The test form is then administered to a large, representative sample of examinees under realistic timed and proctored conditions. Approximately 100 to 200 examinees may be used in this field testing stage, to provide large enough sample sizes for stable statistics when the item analysis is conducted. For a new exam program, there are certain challenges to obtaining field test examinees, since the examinees do not receive scores and taking the exam is usually voluntary for them, rather than mandatory. Nevertheless, it is important to obtain an appropriate sample and to ensure that the examinees who participate respond in a motivated fashion. To address these concerns, incentives are sometimes offered to the examinees to encourage their motivated participation. These incentives may include the opportunity to practice for the exam under realistic conditions and the opportunity to become familiar with the types of items that the operational test may be expected to have. Furthermore, cash or other prizes are sometimes also awarded to a percentage of the top-scoring examinees in a field test.

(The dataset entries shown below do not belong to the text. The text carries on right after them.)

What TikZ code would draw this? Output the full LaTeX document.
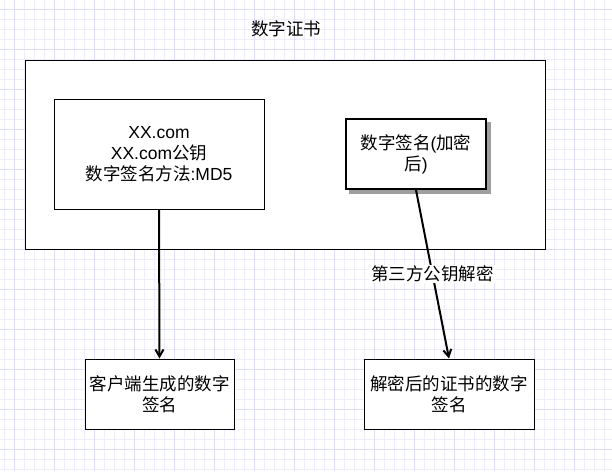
\documentclass[tikz,border=0pt]{standalone}
\usepackage{fontspec}
\setmainfont{Liberation Sans}
\newfontfamily\cjk{Noto Sans CJK SC}
\usetikzlibrary{arrows.meta,calc}
\definecolor{gridminor}{HTML}{EEEEFA}
\definecolor{gridmajor}{HTML}{DDDDF7}
\definecolor{shadowgray}{HTML}{9E9E9E}
\tikzset{
  txt/.style={font=\fontsize{17.5}{21}\selectfont, align=center, inner sep=0pt},
  box/.style={txt, draw=black, fill=white, line width=1pt, rectangle},
  thickbox/.style={box, line width=2pt},
  conn/.style={line width=2pt, -{Straight Barb[length=7pt,width=8pt]}},
  lbl/.style={txt, fill=white, inner sep=1pt},
}
\begin{document}
\begin{tikzpicture}[x=1pt,y=-1pt]
\useasboundingbox (0,0) rectangle (612,471);
\fill[white] (0,0) rectangle (612,471);
% grid
\foreach \x in {4,14,...,612} \draw[gridminor, line width=1pt] (\x,0) -- (\x,471);
\foreach \y in {9,19,...,471} \draw[gridminor, line width=1pt] (0,\y) -- (612,\y);
\foreach \x in {14,54,...,612} \draw[gridmajor, line width=1pt] (\x,0) -- (\x,471);
\foreach \y in {9,49,...,471} \draw[gridmajor, line width=1pt] (0,\y) -- (612,\y);

\node[txt] (title) at (286,28.5) {\cjk 数字证书};
\node[box, minimum width=520pt, minimum height=189pt] (cert) at (285,154.5) {};
\node[box, minimum width=210pt, minimum height=110pt] (info) at (159,154)
  {XX.com\\XX.com{\cjk 公钥}\\{\cjk 数字签名方法}:MD5};
\node[thickbox, minimum width=140pt, minimum height=70pt] (sig) at (416,154) {};
\fill[shadowgray] ($(sig.north west)+(4,4)$) rectangle ($(sig.south east)+(4,4)$);
\node[thickbox, minimum width=140pt, minimum height=70pt] (sig) at (416,154)
  {{\cjk 数字签名}({\cjk 加密}\\{\cjk 后})};
\node[box, minimum width=149pt, minimum height=70pt] (client) at (159.5,394)
  {\cjk 客户端生成的数字\\\cjk 签名};
\node[box, minimum width=170pt, minimum height=70pt] (dec) at (449,394)
  {\cjk 解密后的证书的数字\\\cjk 签名};

\draw[conn] (info.south) -- (client.north);
\draw[conn] (sig.south) -- node[lbl, pos=0.5] (lab) {\cjk 第三方公钥解密} (dec.north);
\end{tikzpicture}
\end{document}
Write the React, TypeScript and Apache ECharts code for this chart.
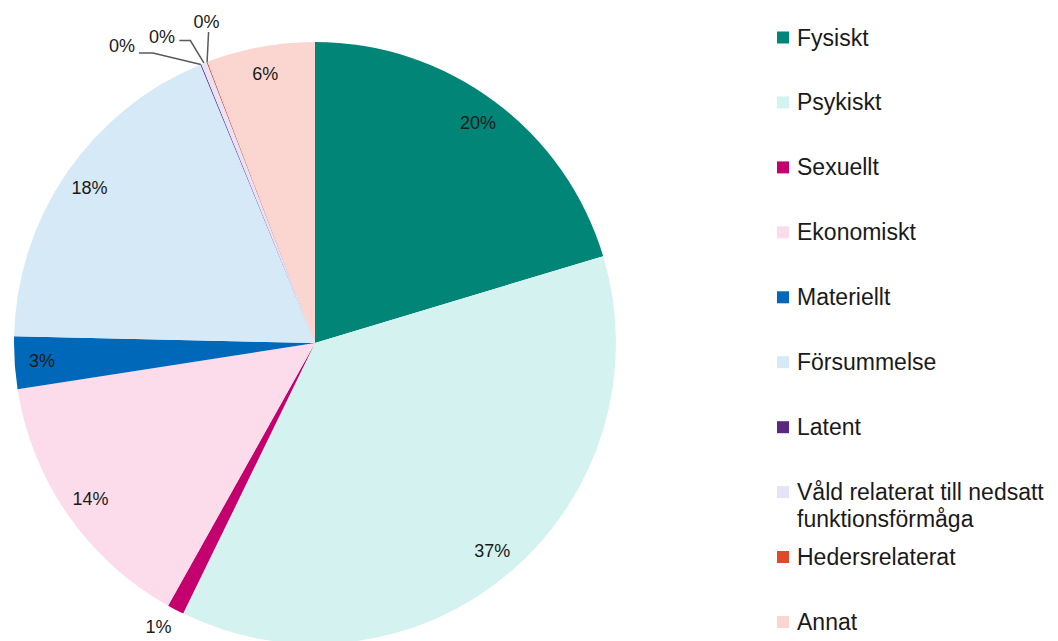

After the field test data have been collected and an item analysis has been conducted, it may become clear that some items need to be modified or dropped altogether. Any items that are modified substantially should be returned to the item bank for another round of field testing before they are placed on an operational test form.
Pretesting
After an exam program has been established and an initial test form has been developed, there is a continuing need for new items in order to develop additional or replacement test forms. For an ongoing exam program, an ideal approach to collecting item performance data is to place a certain number of new items on every operational test form. In this way, every time an exam is given examinee response data on the new items can be collected. Furthermore, the examinees who respond to these pretest items will clearly be representative of the test population. And, as long as the test form design does not reveal which items are operational and which are being pretested, the examinees will respond in a motivated fashion. As with other types of item evaluations, the pretest items are not used to contribute to examinees' scores. Instead, after pretesting is complete the new items undergo item analysis and review. Items that pass this review with minimal or no changes are then available to be used when new test forms are developed. Items that have been more substantially modified must undergo an additional round of pretesting before they can be used operationally.
Summary
There are a number of conditions in which data is collected to evaluate the quality of new test items. These various item evaluations may be conducted during the development of a brand new exam program or they may be part of the ongoing maintenance of an existing program. Item evaluations may be conducted early in the development of an exam program in order to collect small sample qualitative data. They may also be conducted later to collect large sample data that will support item analysis. Large sample data collection efforts may be conducted for both brand new exam programs and as part of ongoing exam maintenance. Under all of these conditions of item evaluation the goal is the same: to ensure the high quality of the items themselves and of the resulting tests.